◆ **What you will do**: Transcribe the records below exactly, leaving out any pictures.

[START]

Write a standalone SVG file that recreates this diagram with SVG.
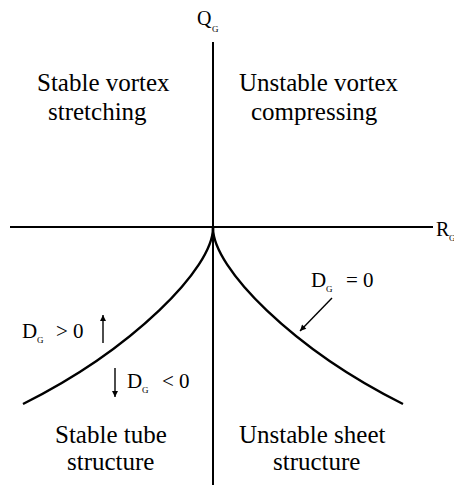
<svg xmlns="http://www.w3.org/2000/svg" width="454" height="485" viewBox="0 0 454 485">
<style>
.ax{stroke:#000;stroke-width:2;fill:none}
.cv{stroke:#000;stroke-width:2.4;fill:none}
.ar{stroke:#000;stroke-width:1.4;fill:none}
</style>
<defs>
<marker id="ah" viewBox="0 0 10 10" refX="10" refY="5" markerWidth="8" markerHeight="6" markerUnits="userSpaceOnUse" orient="auto">
<path d="M0,0 L10,5 L0,10 Z" fill="#000"/>
</marker>
</defs>
<rect width="454" height="485" fill="#fff"/>
<g id="connectors">
<line class="ax" x1="213" y1="42" x2="213" y2="485"/>
<line class="ax" x1="10" y1="227" x2="433" y2="227"/>
<path class="cv" d="M213,228 C213,268 133,349 23,404"/>
<path class="cv" d="M213,228 C213,268 293,349 403,404"/>
<line class="ar" x1="332" y1="298" x2="300" y2="331" marker-end="url(#ah)"/>
<line class="ar" x1="103" y1="343" x2="103" y2="315" marker-end="url(#ah)"/>
<line class="ar" x1="115" y1="368" x2="115" y2="397" marker-end="url(#ah)"/>
</g>
<g id="axis-q"><text x="197" y="25" font-family="Liberation Serif" font-size="20">Q</text><text x="212" y="32" font-family="Liberation Serif" font-size="9">G</text></g>
<g id="axis-r"><text x="436" y="236" font-family="Liberation Serif" font-size="20">R</text><text x="449" y="241" font-family="Liberation Serif" font-size="9">G</text></g>
<g id="q1"><text x="37" y="91" font-family="Liberation Serif" font-size="25">Stable vortex</text><text x="48" y="120" font-family="Liberation Serif" font-size="25">stretching</text></g>
<g id="q2"><text x="239" y="91" font-family="Liberation Serif" font-size="25">Unstable vortex</text><text x="251" y="120" font-family="Liberation Serif" font-size="25">compressing</text></g>
<g id="q3"><text x="55" y="443" font-family="Liberation Serif" font-size="25">Stable tube</text><text x="67" y="470" font-family="Liberation Serif" font-size="25">structure</text></g>
<g id="q4"><text x="239" y="443" font-family="Liberation Serif" font-size="25">Unstable sheet</text><text x="273" y="470" font-family="Liberation Serif" font-size="25">structure</text></g>
<g id="dg0"><text x="311" y="287" font-family="Liberation Serif" font-size="21">D</text><text x="326" y="292" font-family="Liberation Serif" font-size="9">G</text><text x="346" y="287" font-family="Liberation Serif" font-size="21">= 0</text></g>
<g id="dgpos"><text x="22" y="338" font-family="Liberation Serif" font-size="21">D</text><text x="37" y="343" font-family="Liberation Serif" font-size="9">G</text><text x="56" y="338" font-family="Liberation Serif" font-size="21">&gt; 0</text></g>
<g id="dgneg"><text x="127" y="388" font-family="Liberation Serif" font-size="21">D</text><text x="142" y="393" font-family="Liberation Serif" font-size="9">G</text><text x="162" y="388" font-family="Liberation Serif" font-size="21">&lt; 0</text></g>
</svg>
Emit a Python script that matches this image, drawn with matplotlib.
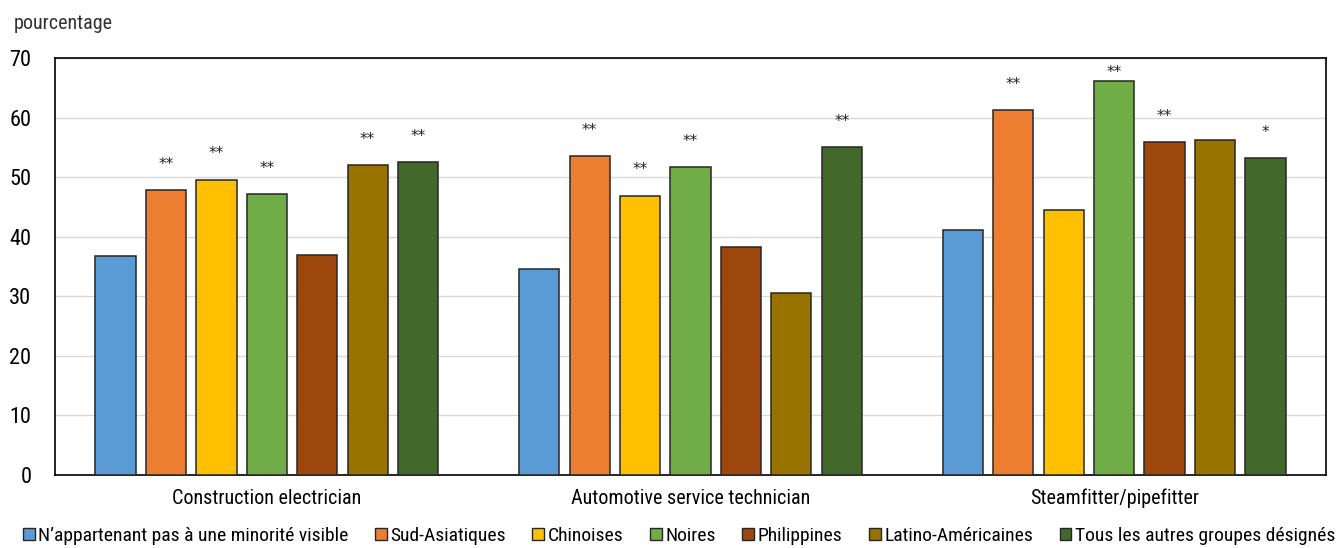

[END]

◆ **Task answer**:
Write a standalone SVG file that recreates this diagram with SVG.
<svg xmlns="http://www.w3.org/2000/svg" width="454" height="485" viewBox="0 0 454 485">
<style>
.ax{stroke:#000;stroke-width:2;fill:none}
.cv{stroke:#000;stroke-width:2.4;fill:none}
.ar{stroke:#000;stroke-width:1.4;fill:none}
</style>
<defs>
<marker id="ah" viewBox="0 0 10 10" refX="10" refY="5" markerWidth="8" markerHeight="6" markerUnits="userSpaceOnUse" orient="auto">
<path d="M0,0 L10,5 L0,10 Z" fill="#000"/>
</marker>
</defs>
<rect width="454" height="485" fill="#fff"/>
<g id="connectors">
<line class="ax" x1="213" y1="42" x2="213" y2="485"/>
<line class="ax" x1="10" y1="227" x2="433" y2="227"/>
<path class="cv" d="M213,228 C213,268 133,349 23,404"/>
<path class="cv" d="M213,228 C213,268 293,349 403,404"/>
<line class="ar" x1="332" y1="298" x2="300" y2="331" marker-end="url(#ah)"/>
<line class="ar" x1="103" y1="343" x2="103" y2="315" marker-end="url(#ah)"/>
<line class="ar" x1="115" y1="368" x2="115" y2="397" marker-end="url(#ah)"/>
</g>
<g id="axis-q"><text x="197" y="25" font-family="Liberation Serif" font-size="20">Q</text><text x="212" y="32" font-family="Liberation Serif" font-size="9">G</text></g>
<g id="axis-r"><text x="436" y="236" font-family="Liberation Serif" font-size="20">R</text><text x="449" y="241" font-family="Liberation Serif" font-size="9">G</text></g>
<g id="q1"><text x="37" y="91" font-family="Liberation Serif" font-size="25">Stable vortex</text><text x="48" y="120" font-family="Liberation Serif" font-size="25">stretching</text></g>
<g id="q2"><text x="239" y="91" font-family="Liberation Serif" font-size="25">Unstable vortex</text><text x="251" y="120" font-family="Liberation Serif" font-size="25">compressing</text></g>
<g id="q3"><text x="55" y="443" font-family="Liberation Serif" font-size="25">Stable tube</text><text x="67" y="470" font-family="Liberation Serif" font-size="25">structure</text></g>
<g id="q4"><text x="239" y="443" font-family="Liberation Serif" font-size="25">Unstable sheet</text><text x="273" y="470" font-family="Liberation Serif" font-size="25">structure</text></g>
<g id="dg0"><text x="311" y="287" font-family="Liberation Serif" font-size="21">D</text><text x="326" y="292" font-family="Liberation Serif" font-size="9">G</text><text x="346" y="287" font-family="Liberation Serif" font-size="21">= 0</text></g>
<g id="dgpos"><text x="22" y="338" font-family="Liberation Serif" font-size="21">D</text><text x="37" y="343" font-family="Liberation Serif" font-size="9">G</text><text x="56" y="338" font-family="Liberation Serif" font-size="21">&gt; 0</text></g>
<g id="dgneg"><text x="127" y="388" font-family="Liberation Serif" font-size="21">D</text><text x="142" y="393" font-family="Liberation Serif" font-size="9">G</text><text x="162" y="388" font-family="Liberation Serif" font-size="21">&lt; 0</text></g>
</svg>
Emit a Python script that matches this image, drawn with matplotlib.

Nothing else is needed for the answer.